Piazza di spaccio seriale: negata la lieve entità del fatto

Redazione Scientifica
22 Aprile 2022

Non può ritenersi che il fatto compiuto nel quadro della gestione di una “piazza di spaccio” sia di lieve entità, sebbene i singoli episodi di cessione siano di modica quantità, «giacché anche tale condotta, in quanto posta in essere nell'ambito di un'articolata organizzazione di supporto, è indice di una comprovata capacità dell'autore di assicurare uno stabile commercio di sostanza stupefacente».

La Corte d'appello aveva confermato la pronuncia del GUP che, a seguito di un giudizio immediato, aveva condannato M.M. alla pena di quattro anni e otto mesi di reclusione per spaccio di sostanze stupefacenti.

L'imputato propone ricorso per Cassazione, denunciando, tra i vari motivi, violazione di legge e vizio di motivazione per il mancato inquadramento della fattispecie in esame nella ipotesi meno grave di cui all'art. 73, comma 5, d.P.R. n. 309/1990.

La doglianza è inammissibile.

Secondo la Suprema Corte, infatti, i giudici di secondo grado hanno fornito una motivazione esaustiva in merito all'esclusione della ricorrenza dell'ipotesi disciplinata dall'art. 73, comma 5, d.P.R. n. 309/1990.

La Corte d'appello, infatti, ha valorizzato il ruolo assunto dall'imputato in una “piazza di spaccio seriale” nella quale l'imputato era il riferimento di molti acquirenti, valutando anche l'ingente quantitativo di sostanze smerciato, oltre che l'accertata capacità di approvvigionamento sistematico di eroina e cocaina.

Pertanto, i giudici hanno fatto corretta applicazione del principio secondo cui, ai fini del riconoscimento del reato di cui all'art. 73, comma 5, d.P.R. n. 309/1990, la valutazione dell'offensività della condotta non può essere ancorata solo alla quantità di sostanza singolarmente spacciata o detenuta, «ma alle concrete capacità di azione del soggetto ed alle sue relazioni con il mercato di riferimento, avuto riguardo all'entità di droga movimentata in un determinato lasso di tempo, al numero di assuntori riforniti, alla rete organizzativa e/o alle peculiari modalità adottate per porre in essere le condotte illecite al riparo da controlli e azioni repressive delle forze dell'ordine» (Cass. pen., n. 13982/2018).

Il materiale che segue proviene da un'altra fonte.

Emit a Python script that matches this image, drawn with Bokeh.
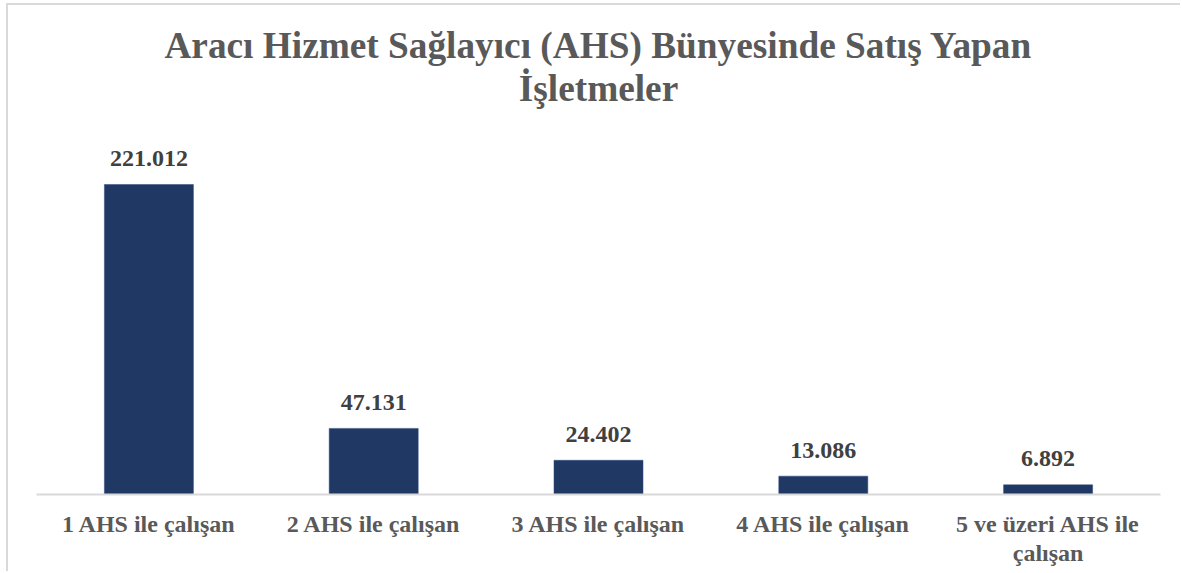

Non può, quindi, ritenersi che il fatto compiuto nel quadro della gestione di una “piazza di spaccio” sia di lieve entità, sebbene i singoli episodi di cessione siano di modica quantità, «giacché anche tale condotta, in quanto posta in essere nell'ambito di un'articolata organizzazione di supporto, è indice di una comprovata capacità dell'autore di assicurare uno stabile commercio di sostanza stupefacente».

Per questi motivi, la Cassazione dichiara il ricorso inammissibile.